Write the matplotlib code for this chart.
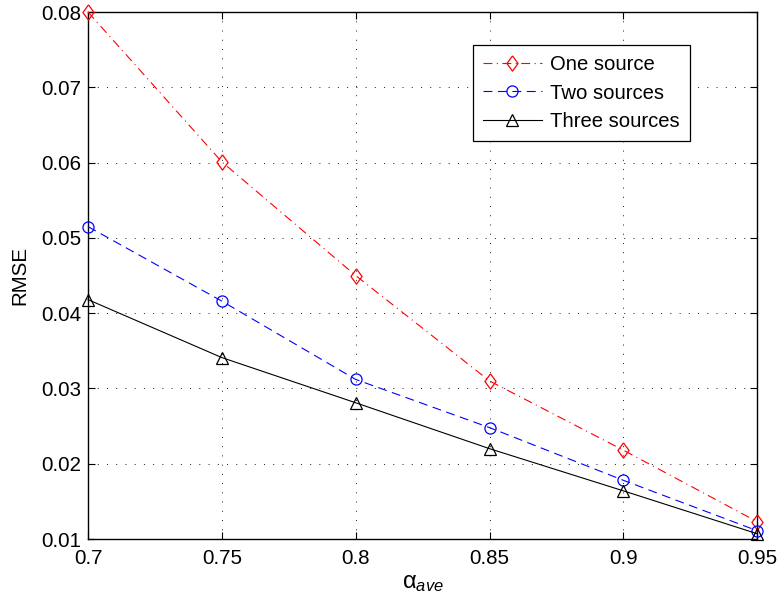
import matplotlib
matplotlib.use("Agg")
import matplotlib.pyplot as plt

alpha = [0.70, 0.75, 0.80, 0.85, 0.90, 0.95]
one_source = [0.0800, 0.0601, 0.0450, 0.0310, 0.0218, 0.0123]
two_sources = [0.0515, 0.0416, 0.0312, 0.0248, 0.0178, 0.0111]
three_sources = [0.0418, 0.0341, 0.0281, 0.0220, 0.0164, 0.0107]
xticks = [0.7, 0.75, 0.8, 0.85, 0.9, 0.95]
xticklabels = ["0.7", "0.75", "0.8", "0.85", "0.9", "0.95"]
yticks = [0.01, 0.02, 0.03, 0.04, 0.05, 0.06, 0.07, 0.08]
yticklabels = ["0.01", "0.02", "0.03", "0.04", "0.05", "0.06", "0.07", "0.08"]

plt.rcParams['font.family'] = ['Liberation Sans', 'DejaVu Sans']
plt.rcParams['mathtext.fontset'] = 'custom'
plt.rcParams['mathtext.rm'] = 'Liberation Sans'
plt.rcParams['mathtext.it'] = 'Liberation Sans:italic'

fig = plt.figure(figsize=(7.79, 6.04), dpi=100)
ax = fig.add_axes([0.113, 0.1076, 0.859, 0.8724])

thin_d = [(0, 1), (0.73, 0), (0, -1), (-0.73, 0), (0, 1)]

ax.plot(alpha, one_source, color='red', linestyle=(0, (8, 4, 1, 4)), lw=0.8,
        marker=thin_d, ms=11, mfc='none', mec='red', mew=0.9, label='One source',
        zorder=6, clip_on=False)
ax.plot(alpha, two_sources, color='blue', linestyle=(0, (8, 5)), lw=0.8,
        marker='o', ms=8, mfc='none', mec='blue', mew=0.9, label='Two sources',
        zorder=6, clip_on=False)
ax.plot(alpha, three_sources, color='black', linestyle='-', lw=0.8,
        marker='^', ms=8.5, mfc='none', mec='black', mew=0.9, label='Three sources',
        zorder=6, clip_on=False)

ax.set_xlim(0.7, 0.95)
ax.set_ylim(0.01, 0.08)
ax.set_xticks(xticks)
ax.set_xticklabels(xticklabels)
ax.set_yticks(yticks)
ax.set_yticklabels(yticklabels)
ax.tick_params(direction='in', top=True, right=True, labelsize=14.8, length=5, width=0.8)
ax.tick_params(axis='x', pad=7)
ax.tick_params(axis='y', pad=5)
ax.grid(True, linestyle=(0, (1, 8.5)), color='black', lw=0.7, alpha=0.9)
for s in ax.spines.values():
    s.set_linewidth(1.0)
    s.set_zorder(5)

ax.set_xlabel(r'$\mathrm{\alpha}_{ave}$', fontsize=17, labelpad=3)
ax.set_ylabel('RMSE', fontsize=14.8, labelpad=8)

leg = ax.legend(loc='upper left', bbox_to_anchor=(0.575, 0.937), fontsize=14.6,
                frameon=True, fancybox=False, edgecolor='black', framealpha=1,
                handlelength=2.9, borderpad=0.5, labelspacing=0.45, handletextpad=0.4,
                borderaxespad=0)
leg.get_frame().set_linewidth(0.9)
leg.set_zorder(7)

fig.savefig('out.png', dpi=100)
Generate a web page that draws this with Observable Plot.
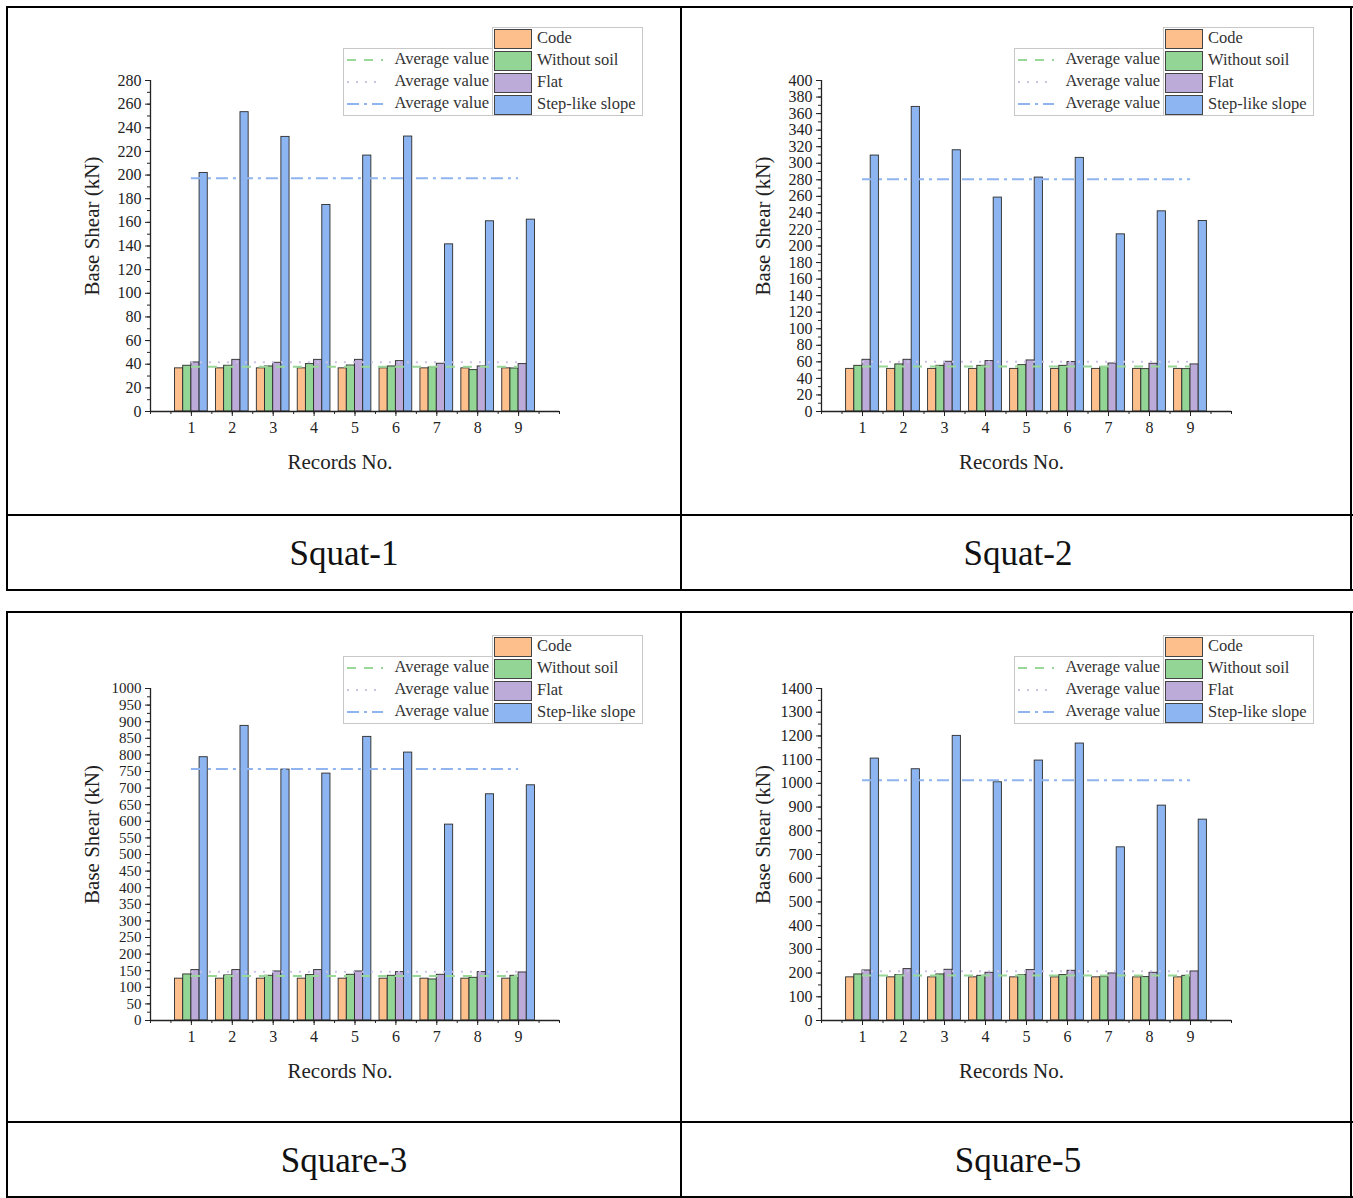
<!DOCTYPE html>
<html><head><meta charset="utf-8">
<script src="https://cdn.jsdelivr.net/npm/d3@7"></script>
<script src="https://cdn.jsdelivr.net/npm/@observablehq/plot@0.6"></script>
<style>
html,body{margin:0;padding:0;background:#fff;}
#page{position:relative;width:1353px;height:1198px;overflow:hidden;font-family:"Liberation Serif","Times New Roman",serif;}
#page svg text{font-family:"Liberation Serif","Times New Roman",serif;}
.abs{position:absolute;}
.hline{position:absolute;height:2px;background:#000;}
.vline{position:absolute;width:2px;background:#000;}
.caption{position:absolute;text-align:center;font-size:35px;color:#111;line-height:1;font-family:"Liberation Serif",serif;}
.legbox{position:absolute;border:1px solid #c8c8c8;background:#fff;box-sizing:border-box;}
.legrow{position:absolute;left:0;right:0;height:22px;font-size:16.5px;color:#333;line-height:22px;font-family:"Liberation Serif",serif;white-space:nowrap;}
</style></head>
<body><div id="page"></div>
<script>
// ---------- data ----------
const records = [1, 2, 3, 4, 5, 6, 7, 8, 9];
const seriesNames = ["Code", "Without soil", "Flat", "Step-like slope"];
const seriesColors = ["#FDBF8C", "#93D594", "#BCAAD8", "#8DB5F1"];

const squat1Code        = [36.5, 36.5, 36.5, 36.5, 36.5, 36.5, 36.5, 36.5, 36.5];
const squat1WithoutSoil = [38.7, 38.7, 38.1, 40.1, 38.9, 38.1, 37.3, 35.0, 36.4];
const squat1Flat        = [41.5, 43.7, 41.2, 43.7, 43.7, 42.6, 40.4, 38.1, 40.1];
const squat1Step        = [201.8, 253.2, 232.3, 174.7, 216.5, 232.6, 141.4, 160.9, 162.3];
const squat1YTicks = [0, 20, 40, 60, 80, 100, 120, 140, 160, 180, 200, 220, 240, 260, 280];

const squat2Code        = [51.5, 51.5, 51.5, 51.5, 51.5, 51.5, 51.5, 51.5, 51.5];
const squat2WithoutSoil = [55.2, 56.9, 55.2, 55.2, 56.0, 55.2, 53.6, 51.2, 51.2];
const squat2Flat        = [62.5, 62.5, 60.1, 60.9, 61.7, 59.7, 58.0, 57.7, 56.9];
const squat2Step        = [309.3, 368.1, 315.7, 258.5, 282.7, 306.5, 214.1, 241.9, 230.2];
const squat2YTicks = [0, 20, 40, 60, 80, 100, 120, 140, 160, 180, 200, 220, 240, 260, 280, 300, 320, 340, 360, 380, 400];

const square3Code        = [126, 126, 126, 126, 126, 126, 126, 126, 126];
const square3WithoutSoil = [138.7, 135.7, 134.7, 136.7, 137.7, 134.7, 123.6, 128.6, 134.7];
const square3Flat        = [151.8, 151.8, 147.7, 151.8, 147.7, 145.7, 137.7, 145.7, 144.7];
const square3Step        = [793.0, 887.4, 755.8, 743.7, 854.3, 807.0, 590.0, 681.4, 708.5];
const square3YTicks = [0, 50, 100, 150, 200, 250, 300, 350, 400, 450, 500, 550, 600, 650, 700, 750, 800, 850, 900, 950, 1000];

const square5Code        = [182, 182, 182, 182, 182, 182, 182, 182, 182];
const square5WithoutSoil = [194.2, 191.4, 194.2, 188.5, 191.4, 191.4, 183.0, 183.0, 188.5];
const square5Flat        = [211.0, 216.7, 213.9, 201.2, 212.5, 209.6, 198.4, 201.2, 206.8];
const square5Step        = [1104.5, 1059.5, 1200.2, 1004.6, 1096.1, 1167.9, 730.3, 906.1, 847.0];
const square5YTicks = [0, 100, 200, 300, 400, 500, 600, 700, 800, 900, 1000, 1100, 1200, 1300, 1400];

const xLabelTicks = [1, 2, 3, 4, 5, 6, 7, 8, 9];
const captions = ["Squat-1", "Squat-2", "Square-3", "Square-5"];

// ---------- layout ----------
const barWidth = 0.2;
const barOffsets = [-0.4, -0.2, 0, 0.2];
const avgStyles = [
  {stroke: "#9AD89A", dash: "9,8", width: 2},
  {stroke: "#CBC2E4", dash: "2,7", width: 2},
  {stroke: "#8FB4F0", dash: "12,5,3,5", width: 2}
];

const panels = [
  {caption: captions[0], series: [squat1Code, squat1WithoutSoil, squat1Flat, squat1Step], yTicks: squat1YTicks, minorStep: 10, fs: 16,
   left: 7, top: 7, w: 674, h: 508, m: {l: 143, r: 122, t: 73, b: 104}},
  {caption: captions[1], series: [squat2Code, squat2WithoutSoil, squat2Flat, squat2Step], yTicks: squat2YTicks, minorStep: 10, fs: 16,
   left: 681, top: 7, w: 672, h: 508, m: {l: 140, r: 122, t: 73, b: 104}},
  {caption: captions[2], series: [square3Code, square3WithoutSoil, square3Flat, square3Step], yTicks: square3YTicks, minorStep: 25, fs: 15,
   left: 7, top: 612, w: 674, h: 510, m: {l: 143, r: 122, t: 76, b: 102}},
  {caption: captions[3], series: [square5Code, square5WithoutSoil, square5Flat, square5Step], yTicks: square5YTicks, minorStep: 50, fs: 16,
   left: 681, top: 612, w: 672, h: 510, m: {l: 140, r: 122, t: 76, b: 102}}
];

const page = document.getElementById("page");

function el(tag, cls, style, text) {
  const e = document.createElement(tag);
  if (cls) e.className = cls;
  if (style) Object.assign(e.style, style);
  if (text != null) e.textContent = text;
  return e;
}

for (const p of panels) {
  const yMax = p.yTicks[p.yTicks.length - 1];
  const rows = records.flatMap((r, i) => p.series.map((vals, s) => ({record: r, s, series: seriesNames[s], value: vals[i]})));
  const minor = d3.range(0, yMax + 1e-9, p.minorStep);
  const xMinor = d3.range(0, 10.0001, 0.5);
  const means = [p.series[1], p.series[2], p.series[3]].map(v => d3.mean(v));

  const chart = Plot.plot({
    width: p.w, height: p.h,
    marginLeft: p.m.l, marginRight: p.m.r, marginTop: p.m.t, marginBottom: p.m.b,
    style: "background:transparent;font-family:'Liberation Serif',serif;font-size:16px;color:#222;",
    x: {domain: [0, 10]},
    y: {domain: [0, yMax]},
    color: {domain: seriesNames, range: seriesColors},
    marks: [
      Plot.rectY(rows, {
        x1: d => d.record + barOffsets[d.s],
        x2: d => d.record + barOffsets[d.s] + barWidth,
        y1: 0, y2: "value",
        fill: "series", stroke: "#2b2b2b", strokeWidth: 0.9
      }),
      ...means.map((mv, k) => Plot.ruleY([mv], {
        x1: records[0], x2: records[records.length - 1],
        stroke: avgStyles[k].stroke, strokeWidth: avgStyles[k].width, strokeDasharray: avgStyles[k].dash
      })),
      Plot.axisY({ticks: minor, tickSize: 3, tickFormat: () => "", label: null, stroke: "#222"}),
      Plot.axisY({ticks: p.yTicks, tickSize: 5, tickPadding: 4, tickFormat: d => String(d), label: null, fontSize: p.fs, stroke: "#222", fill: "#222"}),
      Plot.axisX({ticks: xMinor, tickSize: 3, tickFormat: () => "", label: null, stroke: "#222"}),
      Plot.axisX({ticks: xLabelTicks, tickSize: 5, tickPadding: 5, tickFormat: d => String(d), label: null, fontSize: 16, stroke: "#222", fill: "#222"}),
      Plot.ruleX([0], {stroke: "#222", strokeWidth: 1.3}),
      Plot.ruleY([0], {stroke: "#222", strokeWidth: 1.3}),
      Plot.text(["Base Shear (kN)"], {frameAnchor: "left", textAnchor: "middle", rotate: -90, dx: -58, dy: -20, fontSize: 21, fill: "#222"}),
      Plot.text(["Records No."], {frameAnchor: "bottom", dx: -15, dy: 57, fontSize: 21, fill: "#222"})
    ]
  });
  const holder = el("div", "abs", {left: p.left + "px", top: p.top + "px", width: p.w + "px", height: p.h + "px"});
  holder.appendChild(chart);
  page.appendChild(holder);

  // legend
  const fx = p.left + p.m.l, fy = p.top + p.m.t;
  const rbox = el("div", "legbox", {left: (fx + 342) + "px", top: (fy - 53) + "px", width: "151px", height: "89px"});
  seriesNames.forEach((name, i) => {
    const row = el("div", "legrow", {top: (i * 22) + "px"});
    row.appendChild(el("div", "abs", {left: "1px", top: "1px", width: "36px", height: "18px", background: seriesColors[i], border: "1.5px solid #444"}));
    row.appendChild(el("div", "abs", {left: "44px", top: "-1px"}, name));
    rbox.appendChild(row);
  });
  const lbox = el("div", "legbox", {left: (fx + 193) + "px", top: (fy - 32) + "px", width: "150px", height: "68px"});
  avgStyles.forEach((st, i) => {
    const row = el("div", "legrow", {top: (i * 22) + "px"});
    const svgNS = "http://www.w3.org/2000/svg";
    const svg = document.createElementNS(svgNS, "svg");
    svg.setAttribute("width", "40"); svg.setAttribute("height", "22");
    svg.style.position = "absolute"; svg.style.left = "2px"; svg.style.top = "0px";
    const ln = document.createElementNS(svgNS, "line");
    ln.setAttribute("x1", "1"); ln.setAttribute("x2", "37"); ln.setAttribute("y1", "11"); ln.setAttribute("y2", "11");
    ln.setAttribute("stroke", st.stroke); ln.setAttribute("stroke-width", st.width); ln.setAttribute("stroke-dasharray", st.dash);
    svg.appendChild(ln);
    row.appendChild(svg);
    row.appendChild(el("div", "abs", {right: "3px", top: "-1px"}, "Average value"));
    lbox.appendChild(row);
  });
  page.appendChild(lbox);
  page.appendChild(rbox);
}

// table borders
const hl = [[6, 6, 1347], [514, 6, 1347], [589, 6, 1347], [611, 6, 1347], [1121, 6, 1347], [1196, 6, 1347]];
hl.forEach(([y, x, w]) => page.appendChild(el("div", "hline", {top: y + "px", left: x + "px", width: w + "px"})));
const vl = [[6, 6, 585], [680, 6, 585], [1350, 6, 585], [6, 611, 590], [680, 611, 590], [1350, 611, 590]];
vl.forEach(([x, y, h]) => page.appendChild(el("div", "vline", {left: x + "px", top: y + "px", height: h + "px"})));

// captions
const capPos = [[7, 516], [681, 516], [7, 1123], [681, 1123]];
captions.forEach((c, i) => {
  const [x, y] = capPos[i];
  page.appendChild(el("div", "caption", {left: x + "px", top: (y + 20) + "px", width: "674px"}, c));
});
</script>
</body></html>
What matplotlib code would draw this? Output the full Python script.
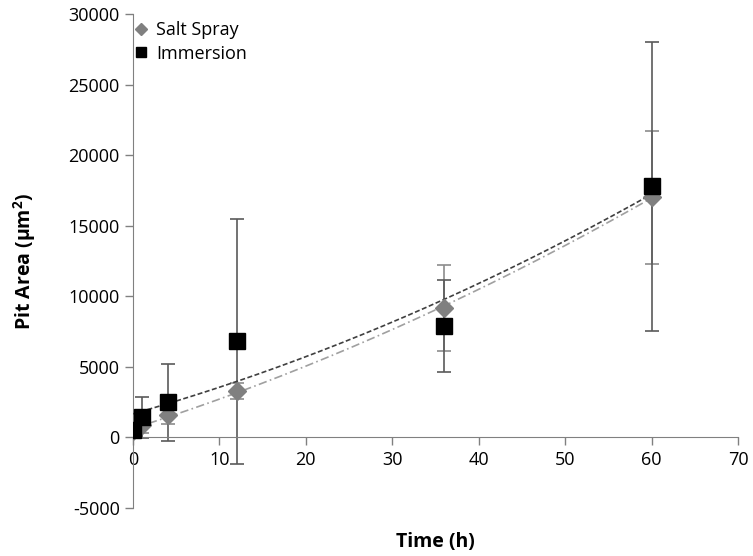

◆ **Given exercise**
Transcribe the opening line of the listing above, please, and every line after it through the line with "import matplotlib.pyplot as plt", word for word, without pictures.

◆ **Answer**
Write the matplotlib code for this chart.
import matplotlib
matplotlib.use("Agg")
import matplotlib.pyplot as plt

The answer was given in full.